From Idea to $650M Exit: Lessons in Building AI Startups

The speaker shares key lessons from building a successful AI startup, emphasizing the importance of choosing ideas that solve real, paying problems, rigorously refining AI products through deep domain expertise and extensive testing, and leveraging outstanding product quality as the best marketing tool. He also highlights strategic pricing based on delivered value, building customer trust through pilots, and focusing on complex, defensible AI solutions to achieve impactful and valuable exits.

In this talk, the speaker shares insights from building an AI startup that successfully exited for $650 million, focusing on three key areas: choosing the right idea, building the product, and marketing and selling it effectively. The speaker, a former lawyer turned entrepreneur, emphasizes the importance of selecting ideas that solve real problems people are already paying to have done, such as customer support or legal work. He categorizes AI applications into three types: assisting professionals in their tasks, replacing jobs entirely, or enabling previously unthinkable capabilities by leveraging AI’s power to handle massive amounts of data efficiently.

When it comes to building AI products, the speaker stresses the necessity of deep domain expertise and understanding exactly what professionals do in their work. He advises breaking down complex tasks into specific steps that can be translated into prompts or deterministic code, depending on the nature of the task. A critical part of building reliable AI applications is rigorous evaluation—creating objective tests to measure accuracy and iteratively refining prompts until the AI performs at a high level of reliability. This process requires patience and dedication, often involving weeks of continuous prompt tuning to achieve near-perfect results.

The speaker highlights that the hardest part is not building the AI but ensuring it works consistently in real-world scenarios. He recommends extensive testing with real customer data and continuously updating evaluations based on actual user interactions. This ongoing refinement helps address unpredictable user inputs and builds trust in the product’s reliability. He also points out that many startups fail by stopping at demo-level accuracy, which is insufficient for practical use, and encourages founders to push beyond that to create truly dependable AI solutions.

On the marketing and sales front, the speaker challenges the common notion that sales and marketing trump product quality. He argues that having an outstanding product is the most effective marketing tool, as it generates word-of-mouth referrals and organic interest. He advises pricing AI services based on the value delivered rather than traditional software subscription models, often charging significantly more than typical SaaS products because of the substantial cost savings or efficiency gains provided. Building trust with customers through pilot programs, head-to-head comparisons, and thoughtful onboarding is essential to converting trials into long-term revenue.

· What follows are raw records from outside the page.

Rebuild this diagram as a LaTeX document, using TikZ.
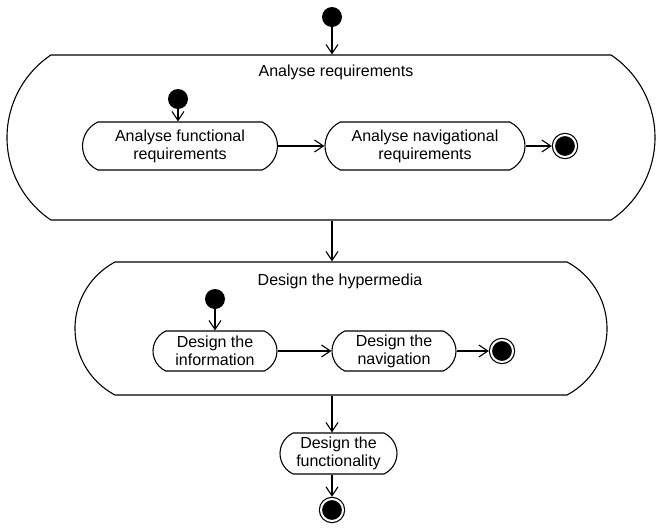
\documentclass[tikz,border=0pt]{standalone}
\usepackage{fontspec}
\setmainfont{Liberation Sans}
\usetikzlibrary{shapes.misc, arrows.meta}

\begin{document}
\begin{tikzpicture}[x=1pt, y=-1pt, font=\fontsize{16}{18}\selectfont,
    act/.style={rounded rectangle, draw, line width=1.1pt, inner sep=0pt, align=center, rounded rectangle arc length=130},
    region/.style={rounded rectangle, draw, line width=1.1pt, inner sep=0pt},
    initdot/.style={circle, fill=black, inner sep=0pt, minimum size=20pt},
    finaldot/.style={circle, fill=black, draw=black, line width=1.2pt, double=white, double distance=2pt, inner sep=0pt, minimum size=22pt, outer sep=2.2pt},
    flow/.style={-{Straight Barb[length=9pt,width=12pt]}, line width=1.1pt}]
  \useasboundingbox (0,0) rectangle (657,528);

  % 外层活动
  \node[region, minimum width=648pt, minimum height=165pt, rounded rectangle arc length=112] (req) at (331,137.5) {};
  \node (reqtitle) at (336,72) {Analyse requirements};
  \node[region, minimum width=532pt, minimum height=133pt, rounded rectangle arc length=124] (hyp) at (341,328.5) {};
  \node (hyptitle) at (340,281) {Design the hypermedia};

  % 起点和终点
  \node[initdot] (start) at (332,17) {};
  \node[finaldot] (stop) at (332,510) {};

  % 分析需求
  \node[initdot] (reqinit) at (178,99) {};
  \node[act, minimum width=195pt, minimum height=48pt] (fun) at (180,146) {Analyse functional\\requirements};
  \node[act, minimum width=200pt, minimum height=48pt] (nav) at (425,146) {Analyse navigational\\requirements};
  \node[finaldot] (reqend) at (565,146) {};

  % 设计超媒体
  \node[initdot] (hypinit) at (215,299) {};
  \node[act, minimum width=124pt, minimum height=40pt] (info) at (215,351) {Design the\\information};
  \node[act, minimum width=124pt, minimum height=40pt] (navi) at (394,351) {Design the\\navigation};
  \node[finaldot] (hypend) at (502,351) {};

  \node[act, minimum width=117pt, minimum height=41pt] (func) at (338.5,453.5) {Design the\\functionality};

  % 箭头
  \draw[flow] (start) -- (start |- req.north);
  \draw[flow] (reqinit) -- (reqinit |- fun.north);
  \draw[flow] (fun.east) -- (nav.west);
  \draw[flow] (nav.east) -- (reqend);
  \draw[flow] (req.south -| start) -- (start |- hyp.north);
  \draw[flow] (hypinit) -- (hypinit |- info.north);
  \draw[flow] (info.east) -- (navi.west);
  \draw[flow] (navi.east) -- (hypend);
  \draw[flow] (hyp.south -| start) -- (start |- func.north);
  \draw[flow] (stop |- func.south) -- (stop);
\end{tikzpicture}
\end{document}
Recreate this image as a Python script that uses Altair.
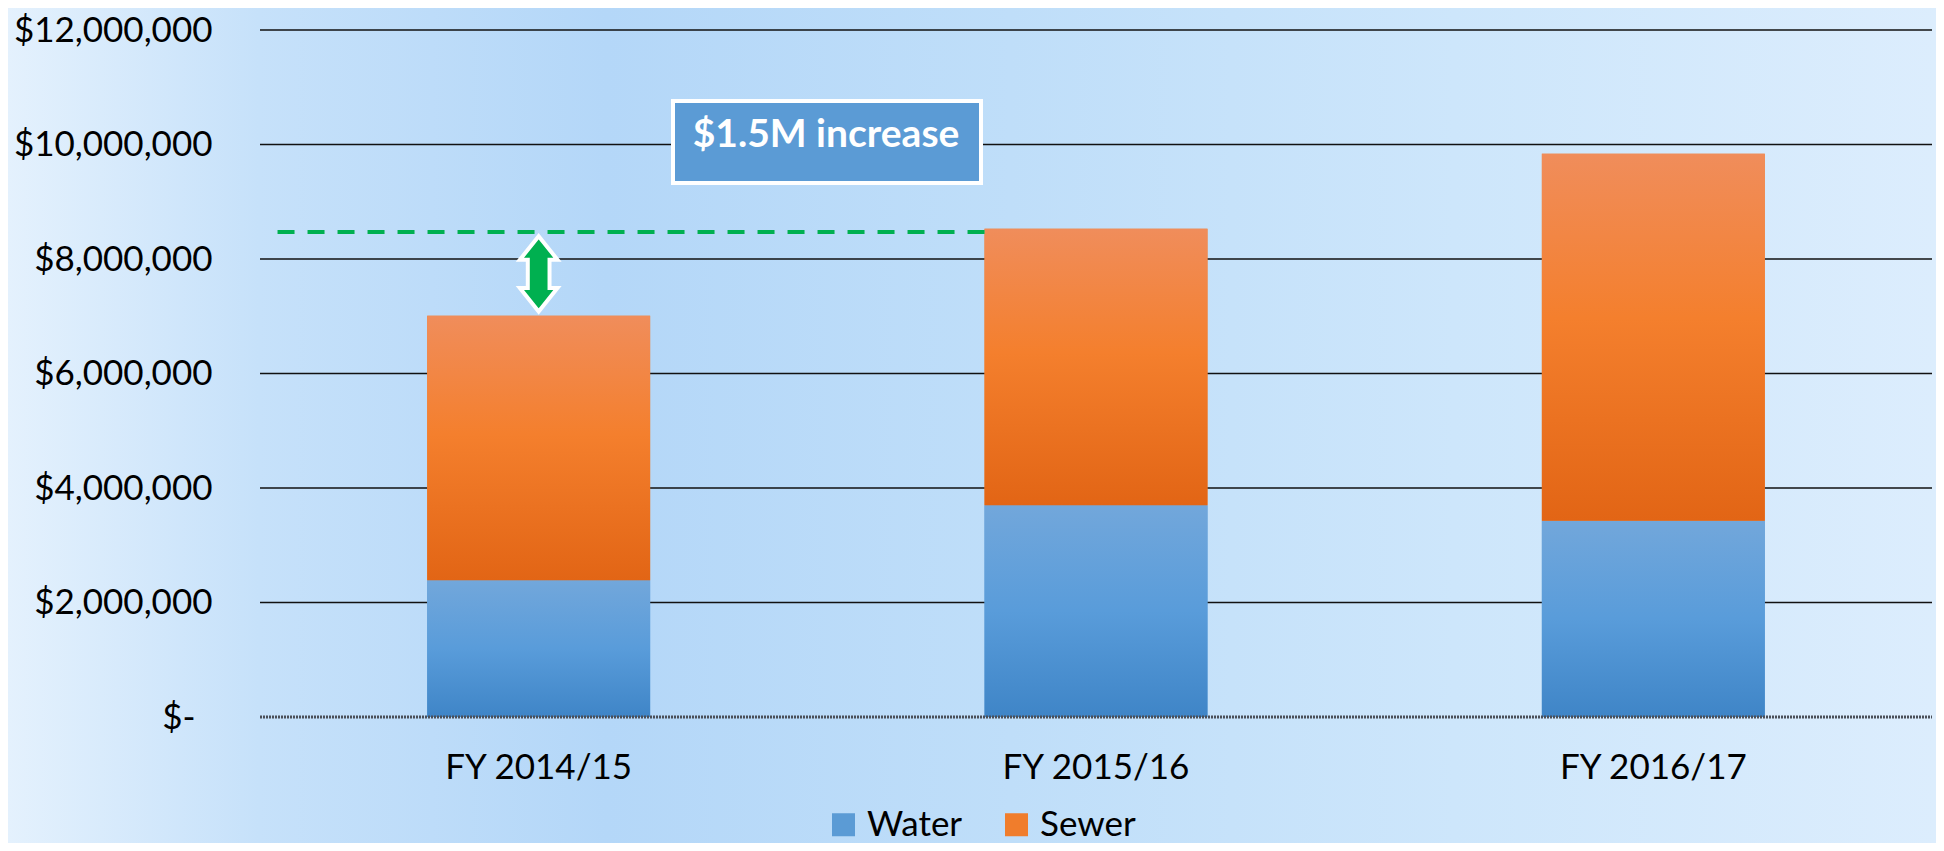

Finally, the speaker addresses common questions about competition, market selection, and defensibility. He encourages founders not to fear competitors, as the market is vast and often underserved. Instead, focus on large problems that AI can solve and build deep expertise in those areas. Regarding defensibility, he notes that the complexity of building a reliable AI product—including data integrations, prompt engineering, and model selection—creates significant barriers to entry. Overall, the talk offers practical, experience-based advice for founders aiming to build impactful and valuable AI startups.